We have written before about how WWII saw a huge increase in crowds attending Australian football in Sydney mainly brought about by the talented servicemen footballers transferred to the city for training and depot work.
Recently a document passed across our desk which provided hard statistics of crowd fluctuations pre and post hostilities.
This 1945 paper said that crowds had increased more than 400 percent over pre-war days.
It went on to state that attendances in 1944 were the highest for 20 years and yet the total competition gate during the first eight rounds in 1945 had topped the corresponding period in the previous year by 25%.
From 1920-25 the average weekend attendance was between 4,000 to 6,000 however that figure dropped to less than half in the ensuing eight seasons. Even during the depression of the 1930s attendances declined further.

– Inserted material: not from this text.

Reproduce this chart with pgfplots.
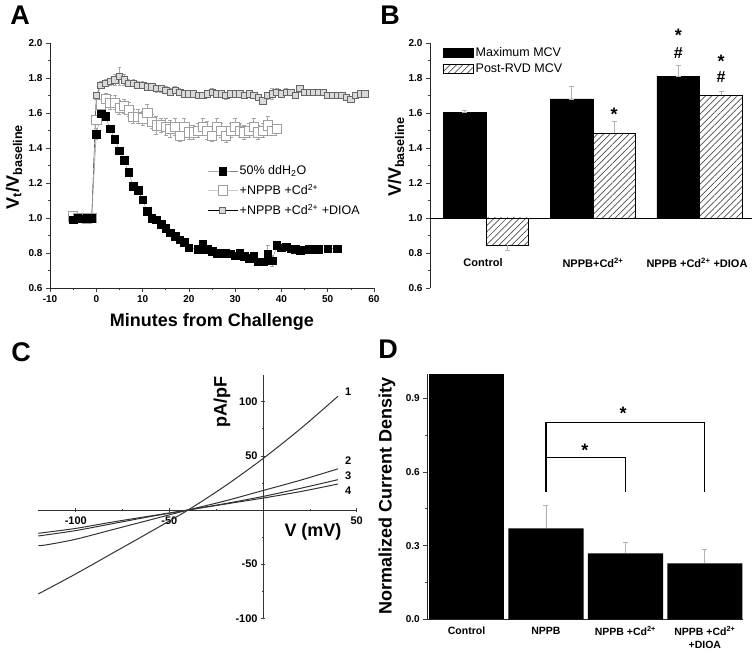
\documentclass[border=0pt]{standalone}
\usepackage{fontspec}
\setmainfont{Liberation Sans}
\usepackage{pgfplots}
\usepackage{pgfplotstable}
\pgfplotsset{compat=1.18}
\usetikzlibrary{patterns.meta}
\newcommand\fs[2]{\fontsize{#1}{#2}\selectfont}

\pgfplotstableread{
x y e
-5 0.99 0.005
-4 1.00 0.005
-3 0.995 0.005
-2 1.00 0.005
-1 1.00 0.005
0 1.48 0.03
1 1.595 0.01
2 1.58 0.01
3 1.51 0.01
4 1.45 0.01
5 1.385 0.01
6 1.33 0.01
7 1.26 0.01
8 1.18 0.01
9 1.16 0.01
10 1.105 0.01
11 1.04 0.01
12 1.00 0.01
13 0.99 0.01
14 0.965 0.01
15 0.94 0.01
16 0.915 0.01
17 0.895 0.01
18 0.875 0.01
19 0.86 0.01
20 0.83 0.015
22 0.82 0.02
23 0.85 0.015
24 0.82 0.01
25 0.81 0.01
26 0.795 0.01
27 0.80 0.01
28 0.80 0.01
29 0.795 0.01
30 0.785 0.01
31 0.80 0.01
32 0.78 0.01
33 0.77 0.01
34 0.785 0.01
35 0.75 0.01
36 0.75 0.01
37 0.795 0.05
38 0.755 0.03
39 0.845 0.01
40 0.83 0.02
41 0.835 0.015
42 0.825 0.02
43 0.82 0.02
44 0.815 0.02
46 0.82 0.005
48 0.82 0.005
50 0.825 0.005
52 0.825 0.005
}\tWater

\pgfplotstableread{
x y e
-5 1.01 0.01
-4 1.00 0.01
-3 1.00 0.005
-2 0.995 0.005
-1 1.00 0.005
0 1.56 0.02
1 1.65 0.03
2 1.68 0.03
3 1.66 0.04
4 1.66 0.04
5 1.63 0.04
6 1.64 0.04
7 1.62 0.04
8 1.58 0.04
9 1.58 0.04
10 1.57 0.04
11 1.60 0.05
12 1.55 0.04
13 1.53 0.05
14 1.53 0.04
15 1.52 0.05
16 1.51 0.05
17 1.52 0.05
18 1.47 0.03
19 1.52 0.05
20 1.49 0.04
21 1.49 0.04
22 1.50 0.04
23 1.52 0.05
24 1.50 0.05
25 1.47 0.03
26 1.52 0.05
27 1.50 0.04
28 1.47 0.04
29 1.50 0.04
30 1.52 0.05
31 1.50 0.04
32 1.49 0.04
33 1.50 0.04
34 1.52 0.05
35 1.49 0.04
36 1.50 0.04
37 1.53 0.05
38 1.50 0.02
39 1.51 0.01
}\tCd

\pgfplotstableread{
x y e
-5 1.00 0.005
-4 1.00 0.005
-3 1.00 0.005
-2 1.00 0.005
-1 1.00 0.005
0 1.70 0.02
1 1.76 0.02
2 1.77 0.02
3 1.78 0.02
4 1.79 0.03
5 1.81 0.05
6 1.79 0.03
7 1.77 0.02
8 1.77 0.02
9 1.76 0.02
10 1.76 0.02
11 1.75 0.02
12 1.75 0.02
13 1.74 0.02
14 1.74 0.02
15 1.73 0.02
16 1.72 0.02
17 1.73 0.02
18 1.72 0.02
19 1.71 0.02
20 1.71 0.02
21 1.71 0.01
22 1.70 0.01
23 1.70 0.01
24 1.71 0.01
25 1.72 0.02
26 1.71 0.01
27 1.71 0.01
28 1.70 0.02
29 1.71 0.01
30 1.71 0.01
31 1.71 0.01
32 1.70 0.01
33 1.71 0.01
34 1.70 0.01
35 1.69 0.01
36 1.67 0.01
37 1.70 0.02
38 1.71 0.03
39 1.72 0.02
40 1.71 0.01
41 1.72 0.02
42 1.72 0.01
43 1.70 0.01
44 1.74 0.02
45 1.72 0.01
46 1.72 0.01
47 1.72 0.01
48 1.72 0.01
49 1.72 0.01
50 1.70 0.01
51 1.70 0.01
52 1.70 0.01
53 1.70 0.01
54 1.69 0.01
55 1.68 0.01
56 1.70 0.01
57 1.71 0.01
58 1.71 0.01
}\tDioa

\pgfplotstableread{
x y ep em
-0.2 1.605 0.008 0
0.8 1.68 0.07 0
1.8 1.81 0.06 0
}\tBmax
\pgfplotstableread{
x y ep em
1.2 1.485 0.065 0
2.2 1.70 0.025 0
}\tBpost
\pgfplotstableread{
x y ep em
0.2 0.845 0 0.03
}\tBpostC

\pgfplotstableread{
x y
-120 -77.5
-100 -59
-80 -39.5
-60 -20
-40 0
-20 22.5
0 47.5
20 75
40 105
}\tIone
\pgfplotstableread{
x y
-120 -33
-115 -32
-100 -27
-80 -18
-60 -9
-40 0
-20 8.5
0 18
20 27.5
40 38
}\tItwo
\pgfplotstableread{
x y
-120 -24
-100 -19
-80 -12.5
-60 -6
-40 0
-20 6
0 12.5
20 20
40 28
}\tIthree
\pgfplotstableread{
x y
-120 -21.5
-100 -17
-80 -11
-60 -5.5
-40 0
-20 5.5
0 11
20 17
40 24
}\tIfour

\pgfplotstableread{
x y e
1 0.37 0.095
2 0.268 0.047
3 0.228 0.057
}\tD

\pgfplotsset{
  every axis/.append style={
    scale only axis,
    tick align=outside,
    major tick length=4bp,
    minor tick length=2.5bp,
    tick style={black!75, line width=0.6bp},
    axis line style={black!85, line width=0.8bp},
    ticklabel style={font=\bfseries\fs{10bp}{12bp}},
  },
  boxlegend/.style={legend image code/.code={\draw[##1,/tikz/.cd] (0bp,-4.5bp) rectangle (30bp,4.5bp);}},
  linelegend/.style={legend image code/.code={\draw[mark repeat=2,mark phase=2,##1] plot coordinates {(0bp,0bp) (15bp,0bp) (30bp,0bp)};}},
}

\begin{document}
\begin{tikzpicture}
\useasboundingbox (0bp,0bp) rectangle (755bp,655bp);

% ---------------- Panel A ----------------
\begin{axis}[
  at={(50bp,367bp)}, anchor=south west,
  width=324bp, height=245bp,
  xmin=-10, xmax=60, ymin=0.6, ymax=2.0,
  axis lines*=left,
  xtick={-10,0,10,20,30,40,50,60},
  xticklabels={-10,0,10,20,30,40,50,60},
  minor x tick num=1,
  ytick={0.6,0.8,1.0,1.2,1.4,1.6,1.8,2.0},
  yticklabels={0.6,0.8,1.0,1.2,1.4,1.6,1.8,2.0},
  minor y tick num=1,
  reverse legend,
  legend cell align=left,
  legend style={at={(0.485,0.508)}, anchor=north west, draw=none, fill=none,
    font=\fs{12.5bp}{14bp}, row sep=4bp, inner sep=0pt},
  linelegend,
]
\addplot[black, line width=0.4bp, mark=square*, mark size=3.2bp,
  mark options={fill=gray!30, draw=gray!80!black, line width=0.5bp},
  error bars/.cd, y dir=both, y explicit,
  error bar style={gray!70, line width=0.5bp},
  error mark options={rotate=90, mark size=1.8bp, gray!70, line width=0.5bp}]
  table[x=x,y=y,y error=e]{\tDioa};
\addlegendentry{+NPPB +Cd\textsuperscript{2+} +DIOA}
\addplot[gray!40, line width=0.4bp, mark=square*, mark size=4.6bp,
  mark options={fill=white, draw=gray!75, line width=0.6bp},
  error bars/.cd, y dir=both, y explicit,
  error bar style={gray!70, line width=0.5bp},
  error mark options={rotate=90, mark size=2bp, gray!70, line width=0.5bp}]
  table[x=x,y=y,y error=e]{\tCd};
\addlegendentry{+NPPB +Cd\textsuperscript{2+}}
\addplot[gray, line width=0.4bp, mark=square*, mark size=3.8bp,
  mark options={fill=black, draw=black},
  error bars/.cd, y dir=both, y explicit,
  error bar style={gray!70, line width=0.5bp},
  error mark options={rotate=90, mark size=2bp, gray!70, line width=0.5bp}]
  table[x=x,y=y,y error=e]{\tWater};
\addlegendentry{50\% ddH\textsubscript{2}O}
\end{axis}

% ---------------- Panel B ----------------
\begin{axis}[
  at={(430bp,367bp)}, anchor=south west,
  width=322bp, height=245bp,
  xmin=-0.525, xmax=2.49, ymin=-0.4, ymax=1.0,
  axis y line*=left, axis x line=none,
  ytick={-0.4,-0.2,0,0.2,0.4,0.6,0.8,1.0},
  yticklabels={0.6,0.8,1.0,1.2,1.4,1.6,1.8,2.0},
  minor y tick num=1,
  clip=false,
  legend cell align=left,
  legend style={at={(0.04,0.99)}, anchor=north west, draw=none, fill=none,
    font=\fs{12.5bp}{14bp}, row sep=2bp, inner sep=0pt},
]
\addplot[ybar, bar width=0.4, bar shift=0pt, fill=black, draw=black, boxlegend,
  error bars/.cd, y dir=both, y explicit,
  error bar style={gray!60, line width=0.7bp},
  error mark options={rotate=90, mark size=2.5bp, gray!60, line width=0.7bp}]
  table[x=x, y expr=\thisrow{y}-1, y error plus=ep, y error minus=em]{\tBmax};
\addlegendentry{Maximum MCV}
\addplot[ybar, bar width=0.4, bar shift=0pt, draw=black, line width=0.6bp, boxlegend,
  pattern={Lines[angle=45,distance=4.5bp,line width=0.7bp]}, pattern color=black!70,
  error bars/.cd, y dir=plus, y explicit,
  error bar style={gray!60, line width=0.7bp},
  error mark options={rotate=90, mark size=2.5bp, gray!60, line width=0.7bp}]
  table[x=x, y expr=\thisrow{y}-1, y error plus=ep, y error minus=em]{\tBpost};
\addlegendentry{Post-RVD MCV}
\addplot[ybar, bar width=0.4, bar shift=0pt, draw=black, line width=0.6bp, forget plot,
  pattern={Lines[angle=45,distance=4.5bp,line width=0.7bp]}, pattern color=black!70,
  error bars/.cd, y dir=minus, y explicit,
  error bar style={gray!60, line width=0.7bp},
  error mark options={rotate=90, mark size=2.5bp, gray!60, line width=0.7bp}]
  table[x=x, y expr=\thisrow{y}-1, y error plus=ep, y error minus=em]{\tBpostC};
\addplot[black, line width=0.8bp, forget plot] coordinates {(-0.525,0) (2.49,0)};
\node[inner sep=0pt, font=\bfseries\fs{18bp}{18bp}] at (axis cs:1.2,0.59) {*};
\node[inner sep=0pt, font=\bfseries\fs{18bp}{18bp}] at (axis cs:1.8,1.045) {*};
\node[inner sep=0pt, font=\bfseries\fs{16bp}{16bp}] at (axis cs:1.8,0.94) {\#};
\node[inner sep=0pt, font=\bfseries\fs{18bp}{18bp}] at (axis cs:2.2,0.895) {*};
\node[inner sep=0pt, font=\bfseries\fs{16bp}{16bp}] at (axis cs:2.2,0.806) {\#};
\end{axis}

% ---------------- Panel C ----------------
\begin{axis}[
  at={(38.3bp,36.7bp)}, anchor=south west,
  width=318.4bp, height=243.7bp,
  xmin=-120, xmax=50, ymin=-100, ymax=125,
  axis lines=middle,
  axis line style={-, black!80, line width=0.8bp},
  xtick={-100,-50,0,50}, xticklabels={-100,-50,,50},
  minor x tick num=1,
  ytick={-100,-50,0,50,100}, yticklabels={-100,-50,,50,100},
  minor y tick num=1,
  ticklabel style={font=\bfseries\fs{11bp}{13bp}},
  xticklabel style={yshift=-1bp},
  clip=false,
]
\addplot[black!80, line width=1bp, smooth] table[x=x,y=y]{\tIone};
\addplot[black!80, line width=1bp, smooth] table[x=x,y=y]{\tItwo};
\addplot[black!80, line width=1bp, smooth] table[x=x,y=y]{\tIthree};
\addplot[black!80, line width=1bp, smooth] table[x=x,y=y]{\tIfour};
\node[font=\bfseries\fs{11bp}{13bp}] at (axis cs:45.5,109) {1};
\node[font=\bfseries\fs{11bp}{13bp}] at (axis cs:45.5,45.5) {2};
\node[font=\bfseries\fs{11bp}{13bp}] at (axis cs:45.5,31.5) {3};
\node[font=\bfseries\fs{11bp}{13bp}] at (axis cs:45.5,17.5) {4};
\end{axis}

% ---------------- Panel D ----------------
\begin{axis}[
  at={(427.3bp,35.7bp)}, anchor=south west,
  width=315.7bp, height=245.6bp,
  xmin=-0.494, xmax=3.48, ymin=0, ymax=1.0,
  axis lines*=left,
  xtick={0,1,2,3},
  xticklabels={Control,NPPB,{NPPB +Cd\textsuperscript{2+}},{NPPB +Cd\textsuperscript{2+}\\+DIOA}},
  xticklabel style={align=center, font=\bfseries\fs{10.5bp}{13bp}},
  x tick style={draw=none},
  ytick={0,0.3,0.6,0.9}, yticklabels={0.0,0.3,0.6,0.9},
  minor y tick num=1,
  clip=false,
]
\addplot[ybar, bar width=0.947, bar shift=0pt, fill=black, draw=none]
  coordinates {(0,1.0)};
\addplot[ybar, bar width=0.947, bar shift=0pt, fill=black, draw=none,
  error bars/.cd, y dir=plus, y explicit,
  error bar style={gray!60, line width=0.8bp},
  error mark options={rotate=90, mark size=2.5bp, gray!60, line width=0.8bp}]
  table[x=x,y=y,y error=e]{\tD};
\addplot[black, line width=1.2bp] coordinates {(1,0.52) (1,0.80) (3,0.80) (3,0.52)};
\addplot[black, line width=1.2bp] coordinates {(1,0.52) (1,0.66) (2,0.66) (2,0.52)};
\node[font=\bfseries\fs{18bp}{18bp}] at (axis cs:1.97,0.84) {*};
\node[font=\bfseries\fs{18bp}{18bp}] at (axis cs:1.49,0.69) {*};
\end{axis}

% ---------------- texts ----------------
\node[font=\bfseries\fs{27bp}{27bp}] at (20bp,640bp) {A};
\node[font=\bfseries\fs{27bp}{27bp}] at (390bp,640bp) {B};
\node[font=\bfseries\fs{27bp}{27bp}] at (21bp,303bp) {C};
\node[font=\bfseries\fs{27bp}{27bp}] at (388bp,306bp) {D};

\node[rotate=90, font=\bfseries\fs{18bp}{20bp}] at (14bp,488bp) {V\textsubscript{t}/V\textsubscript{baseline}};
\node[font=\bfseries\fs{18bp}{20bp}] at (212bp,333bp) {Minutes from Challenge};

\node[rotate=90, font=\bfseries\fs{18bp}{20bp}] at (396bp,498bp) {V/V\textsubscript{baseline}};
\node[font=\bfseries\fs{11bp}{13bp}] at (483bp,392bp) {Control};
\node[font=\bfseries\fs{11bp}{13bp}] at (593bp,392bp) {NPPB+Cd\textsuperscript{2+}};
\node[font=\bfseries\fs{11bp}{13bp}] at (697bp,392bp) {NPPB +Cd\textsuperscript{2+} +DIOA};

\node[rotate=90, font=\bfseries\fs{18bp}{20bp}] at (222bp,253bp) {pA/pF};
\node[font=\bfseries\fs{18bp}{20bp}] at (313bp,123bp) {V (mV)};

\node[rotate=90, font=\bfseries\fs{18bp}{20bp}] at (387bp,159bp) {Normalized Current Density};
\end{tikzpicture}
\end{document}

It all changed during the war when gradually crowds began to grow and there is no doubt the introduction of Sunday fixtures, as shown in our graph, had a huge impact on attendances at games. It must be remembered here when viewing these statistics that there were only three senior games played in Sydney each weekend and they include the regular increase in attendance fees which cannot be differentiated.
The Sunday factor was highlighted in round 6, 1945 when a total of over 12,000 witnessed the games over the weekend of June 2 & 3.
Four thousand attended the Newtown v St George fixture at Erskinville Oval on the Saturday while over at Trumper Park, another 3,000 saw the RAAF side, full of VFL stars, gain its first win over premiers, Sydney Naval.
It was on the following day however, when Eastern Suburbs hung on for a thrilling five point victory over South Sydney 12.12 to 12.7, before a record home and away crowd in excess of 5,000 people.
It just goes to show that, under the circumstances and given the right conditions, people did attend football in Sydney in big numbers in Sydney.